Otro episodio que hoy apenas se recuerda es la carrera nuclear que tuvo lugar en aquellos años entre el Tercer Reich por un lado, y Gran Bretaña y EEUU por otro. Alemania nunca estuvo realmente cerca de conseguir una bomba nuclear, debido, sobre todo, ironías del destino, a la limpieza étnica que había llevado a cabo. Naturalmente, los más brillantes de los científicos que se vieron obligados a exiliarse acabaron desarrollando la bomba atómica para los aliados. Sin embargo, aun sabiendo que no conseguirían desarrollar la bomba, Hitler (o más bien, alguno de sus colaboradores más lúcidos) tenía la esperanza de acercarse lo suficiente a su objetivo como para estar en condiciones de negociar una salida airosa. Jorge Volpi (¡qué barbaridad! no he mencionado su nombre hasta ahora; breve presentación: nacido en México, excelente novelista) nos lleva a hacer un fascinante recorrido por algunos de los entresijos de esa desigual carrera nuclear y consigue que incluso lectores como yo, de ignorancia enciclopédica en el tema de la física, seamos incapaces de soltar el libro.

Sin bigote, joven abogado

Con bigote, gran escritor.

¿Y qué o quién es Klingsor? ¿De dónde sale el nombre? La verdad es que éste aspecto de la novela me ha resultado un poco abrumador. Klingsor es uno de los personajes de la ópera Parsifal, de Wagner, y, en mi opinión, el modo en que Links intenta establecer paralelismos entre la investigación llevada a cabo por Bacon y la obra wagneriana no consigue cuajar del todo y resulta, a la postre, un tanto confuso.
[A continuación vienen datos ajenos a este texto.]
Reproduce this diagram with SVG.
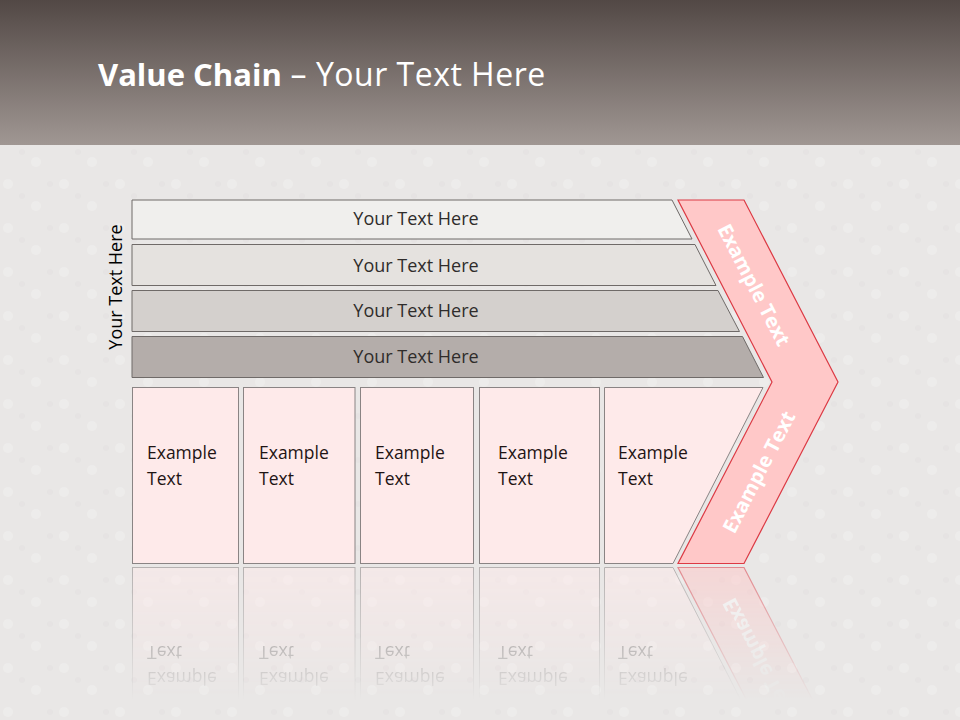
<svg xmlns="http://www.w3.org/2000/svg" xmlns:xlink="http://www.w3.org/1999/xlink" width="960" height="720" viewBox="0 0 960 720">
<style>
.bar{stroke:#6f6a68;stroke-width:1}
.box{fill:#feeaea;stroke:#8a8484;stroke-width:1}
.bt{font-family:"Open Sans","Liberation Sans",sans-serif;font-size:18px;fill:#2f2c2b;text-anchor:middle}
.et{font-family:"Open Sans","Liberation Sans",sans-serif;font-size:17.5px;fill:#1e1414}
.ct{font-family:"Open Sans","Liberation Sans",sans-serif;font-size:20px;font-weight:bold;fill:#ffffff;text-anchor:middle}
</style>
<defs>
<linearGradient id="hdr" x1="0" y1="0" x2="0" y2="1">
<stop offset="0" stop-color="#524845"/>
<stop offset="1" stop-color="#a09793"/>
</linearGradient>
<pattern id="tex" width="56" height="44" patternUnits="userSpaceOnUse">
<rect width="56" height="44" fill="#e9e7e6"/>
<circle cx="8" cy="8" r="5" fill="#f2f1f0" opacity="0.5"/>
<circle cx="36" cy="30" r="5" fill="#f2f1f0" opacity="0.5"/>
<circle cx="22" cy="20" r="3" fill="#dfdcdb" opacity="0.3"/>
<circle cx="50" cy="8" r="3" fill="#dfdcdb" opacity="0.3"/>
</pattern>
<linearGradient id="fade" x1="0" y1="565" x2="0" y2="700" gradientUnits="userSpaceOnUse">
<stop offset="0" stop-color="#fff" stop-opacity="0.55"/>
<stop offset="1" stop-color="#fff" stop-opacity="0"/>
</linearGradient>
<mask id="rm" maskUnits="userSpaceOnUse" x="0" y="565" width="960" height="155">
<rect x="0" y="565" width="960" height="155" fill="url(#fade)"/>
</mask>
</defs>
<rect width="960" height="720" fill="url(#tex)"/>
<rect width="960" height="145" fill="url(#hdr)"/>
<text x="98" y="86" font-family="'Open Sans','Liberation Sans',sans-serif" font-size="31" fill="#ffffff"><tspan font-weight="bold">Value Chain</tspan><tspan font-size="32" letter-spacing="0.5"> – Your Text Here</tspan></text>

<g id="side-label">
<text transform="translate(122,287) rotate(-90)" class="bt" style="fill:#000">Your Text Here</text>
</g>

<g id="bar1"><polygon class="bar" fill="#f0efed" points="132,200 672,200 692,239 132,239"/><text class="bt" x="416" y="225">Your Text Here</text></g>
<g id="bar2"><polygon class="bar" fill="#e5e2df" points="132,244.5 695,244.5 716,285.5 132,285.5"/><text class="bt" x="416" y="272">Your Text Here</text></g>
<g id="bar3"><polygon class="bar" fill="#d4d0cd" points="132,290.5 718,290.5 739.5,331.5 132,331.5"/><text class="bt" x="416" y="317">Your Text Here</text></g>
<g id="bar4"><polygon class="bar" fill="#b4adaa" points="132,336.5 742.5,336.5 763.5,377.5 132,377.5"/><text class="bt" x="416" y="363">Your Text Here</text></g>

<g id="lower">
<g id="box1"><rect class="box" x="132.5" y="387.5" width="106" height="176"/><text class="et" x="147" y="459">Example</text><text class="et" x="147" y="485">Text</text></g>
<g id="box2"><rect class="box" x="243.5" y="387.5" width="111.5" height="176"/><text class="et" x="259" y="459">Example</text><text class="et" x="259" y="485">Text</text></g>
<g id="box3"><rect class="box" x="360.5" y="387.5" width="113" height="176"/><text class="et" x="375" y="459">Example</text><text class="et" x="375" y="485">Text</text></g>
<g id="box4"><rect class="box" x="479.5" y="387.5" width="120" height="176"/><text class="et" x="498" y="459">Example</text><text class="et" x="498" y="485">Text</text></g>
<g id="box5"><polygon class="box" points="604.5,387.5 763,387.5 673,563.5 604.5,563.5"/><text class="et" x="618" y="459">Example</text><text class="et" x="618" y="485">Text</text></g>
<g id="chevron">
<polygon points="678,200 744,200 838,382 744,563.5 678,563.5 772,382" fill="#ffc8c8" stroke="#dc3a44" stroke-width="1.2"/>
<text class="ct" transform="translate(754,285) rotate(62.7)" dy="7">Example Text</text>
<text class="ct" transform="translate(759,472) rotate(-62.7)" dy="7">Example Text</text>
</g>
</g>

<g id="reflection" mask="url(#rm)">
<use xlink:href="#lower" href="#lower" transform="translate(0,1131) scale(1,-1)"/>
</g>
</svg>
Pero a todos nos gusta de vez en cuando ver que el autor es más listo que nosotros, ¿verdad?
Porque la verdad es que Volpi entrelaza con una maestría pasmosa ficción y realidad, de una manera muy parecida a como lo hizo Fresán en Jardines de Kensington. Una vez más, ha sido colosal el trabajo de documentación por parte del autor, que parece sentirse a sus anchas en la historia de la fisión del átomo. Y extraordinario es también el modo de presentar narración, intriga, ciencia e historia de una forma tan amena y en una novela tan inteligente.


Y la lectura de esta gran novela me sumió en una breve pero intensa fiebre por la Operación Valkiria que culminó con la película de 2008 del mismo título.
La verdad es que, en lo que respecta al guión y la fidelidad histórica, Operación Valkiria es impecable. Te atrapa desde el primer momento, el tratamiento de los personajes es verosímil, no cae en la sensiblería, el maniqueísmo ni la idealización de Stauffenberg (Tom Cruise), y la tensión va en aumento hasta el final. El trabajo de todos los actores es excelente, empezando por Tom Cruise, quien, por mucho que se tienda a ridiculizarlo por su vida personal, a mí siempre me ha parecido muy buen actor. Se echa en falta, quizá, una dirección algo más personal y ambiciosa. Parece que el director, Bryan Singer, se conformó con tener un reparto de lujo, muchísimos medios y un excelente guión, y no quiso arriesgarse a estropearlo imprimiéndole un estilo algo más definido y original, como sí hizo en aquella inolvidable Sospechosos Habituales. Pero en suma, esta película, pese a concentrarse sólo en uno de los varios ejes desarrollados en la novela, ha resultado ser un complemento perfecto a la apasionante En Busca de Klingsor.